I have very few good memories from my childhood, besides a battery of tastes and smells from holidays, and trips with my father to the beach and the state fair. Thanksgiving never meant anything to me besides being subjected to an even more stressed-out, obsessive, compulsive mother who broke her back lifting the turkey out of the oven and then blamed us for it in the year that followed. But yesterday, despite a lovely and loving dinner with Michelle's parents, I still found myself longing for the comforts of a childhood long since past: green bean casserole, mashed potatoes, and those dinner rolls that come connected on a sheet, buttered before being placed in the oven, and then again afterwards while hot on your plate.
The three pies that we always used to split among the four of us - pumpkin, pecan and mince meat - never solved any of the family issues that we had, but every year my sister and I were distracted briefly by our father, sipping a hot black coffee, explaining to us why something called "meat" contained no meat at all.
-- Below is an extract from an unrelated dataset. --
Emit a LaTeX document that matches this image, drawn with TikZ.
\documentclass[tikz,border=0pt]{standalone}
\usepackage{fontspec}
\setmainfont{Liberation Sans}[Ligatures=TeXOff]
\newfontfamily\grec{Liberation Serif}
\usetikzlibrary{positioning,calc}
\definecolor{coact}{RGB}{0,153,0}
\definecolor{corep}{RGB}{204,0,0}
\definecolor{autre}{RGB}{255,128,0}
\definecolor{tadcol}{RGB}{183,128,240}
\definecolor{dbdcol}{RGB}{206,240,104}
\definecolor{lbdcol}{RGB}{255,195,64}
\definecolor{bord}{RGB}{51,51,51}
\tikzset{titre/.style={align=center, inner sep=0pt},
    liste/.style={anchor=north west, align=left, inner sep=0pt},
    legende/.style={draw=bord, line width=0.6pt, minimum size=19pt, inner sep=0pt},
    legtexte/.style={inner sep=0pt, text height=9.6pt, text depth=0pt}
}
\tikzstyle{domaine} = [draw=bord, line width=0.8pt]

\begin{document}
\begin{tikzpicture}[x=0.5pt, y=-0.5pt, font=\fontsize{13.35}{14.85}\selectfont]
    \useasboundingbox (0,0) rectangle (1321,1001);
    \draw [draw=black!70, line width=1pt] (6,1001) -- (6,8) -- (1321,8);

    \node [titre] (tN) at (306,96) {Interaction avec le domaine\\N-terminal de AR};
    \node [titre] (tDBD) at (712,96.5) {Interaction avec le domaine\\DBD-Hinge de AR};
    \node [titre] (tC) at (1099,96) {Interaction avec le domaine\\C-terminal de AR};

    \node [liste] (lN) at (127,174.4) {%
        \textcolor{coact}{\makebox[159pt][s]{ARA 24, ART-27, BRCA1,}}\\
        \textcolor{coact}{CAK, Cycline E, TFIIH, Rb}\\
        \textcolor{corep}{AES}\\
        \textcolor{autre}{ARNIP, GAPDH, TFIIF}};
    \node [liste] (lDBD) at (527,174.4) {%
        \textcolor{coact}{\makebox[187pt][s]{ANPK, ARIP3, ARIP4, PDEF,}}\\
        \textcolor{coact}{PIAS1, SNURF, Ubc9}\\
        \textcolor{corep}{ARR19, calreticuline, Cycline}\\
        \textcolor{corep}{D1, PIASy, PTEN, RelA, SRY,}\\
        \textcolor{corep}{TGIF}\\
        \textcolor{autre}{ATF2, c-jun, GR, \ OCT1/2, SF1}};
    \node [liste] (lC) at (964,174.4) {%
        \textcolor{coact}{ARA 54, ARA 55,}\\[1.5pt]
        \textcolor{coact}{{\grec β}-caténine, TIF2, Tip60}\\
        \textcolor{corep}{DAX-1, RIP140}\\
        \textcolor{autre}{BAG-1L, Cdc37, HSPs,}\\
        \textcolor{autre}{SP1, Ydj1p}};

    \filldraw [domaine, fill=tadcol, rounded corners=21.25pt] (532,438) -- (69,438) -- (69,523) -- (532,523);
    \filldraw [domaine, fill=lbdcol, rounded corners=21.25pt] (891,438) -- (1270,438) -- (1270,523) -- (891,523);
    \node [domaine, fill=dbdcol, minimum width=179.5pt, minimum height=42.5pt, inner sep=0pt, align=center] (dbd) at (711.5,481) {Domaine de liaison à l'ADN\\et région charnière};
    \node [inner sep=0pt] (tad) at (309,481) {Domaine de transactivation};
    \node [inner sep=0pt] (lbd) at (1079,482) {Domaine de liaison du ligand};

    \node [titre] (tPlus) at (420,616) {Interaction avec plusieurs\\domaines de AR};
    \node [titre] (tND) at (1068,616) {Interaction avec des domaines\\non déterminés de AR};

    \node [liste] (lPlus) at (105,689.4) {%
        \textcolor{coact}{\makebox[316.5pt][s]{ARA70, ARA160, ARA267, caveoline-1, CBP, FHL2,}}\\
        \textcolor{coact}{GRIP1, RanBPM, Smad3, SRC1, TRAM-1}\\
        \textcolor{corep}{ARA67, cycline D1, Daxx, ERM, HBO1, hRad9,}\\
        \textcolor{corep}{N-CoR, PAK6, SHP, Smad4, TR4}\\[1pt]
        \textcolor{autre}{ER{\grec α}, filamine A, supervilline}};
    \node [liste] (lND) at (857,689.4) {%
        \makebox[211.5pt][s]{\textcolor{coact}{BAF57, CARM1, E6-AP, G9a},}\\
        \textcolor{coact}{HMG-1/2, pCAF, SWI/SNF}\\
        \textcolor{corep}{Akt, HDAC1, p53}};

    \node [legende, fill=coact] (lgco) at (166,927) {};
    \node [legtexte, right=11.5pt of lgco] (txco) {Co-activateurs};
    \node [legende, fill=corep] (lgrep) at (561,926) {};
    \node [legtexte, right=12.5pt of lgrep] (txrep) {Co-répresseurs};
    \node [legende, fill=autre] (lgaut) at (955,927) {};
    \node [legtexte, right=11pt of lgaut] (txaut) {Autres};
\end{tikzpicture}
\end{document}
I had a tiny sliver of pumpkin pie for dessert last night, topped with a delicious Italian meringue, and that should have been enough. When I returned to my apartment at night, I turned on my twinkly yellow and orange lights, and went to bed with the stuffed pig I have slept with since 1994. And although the fighting and the punishments and the blame and the resentment were gone this year, as they have been for the last 15 years, a comfort was still missing. I don't know whether I'll ever be fully consoled.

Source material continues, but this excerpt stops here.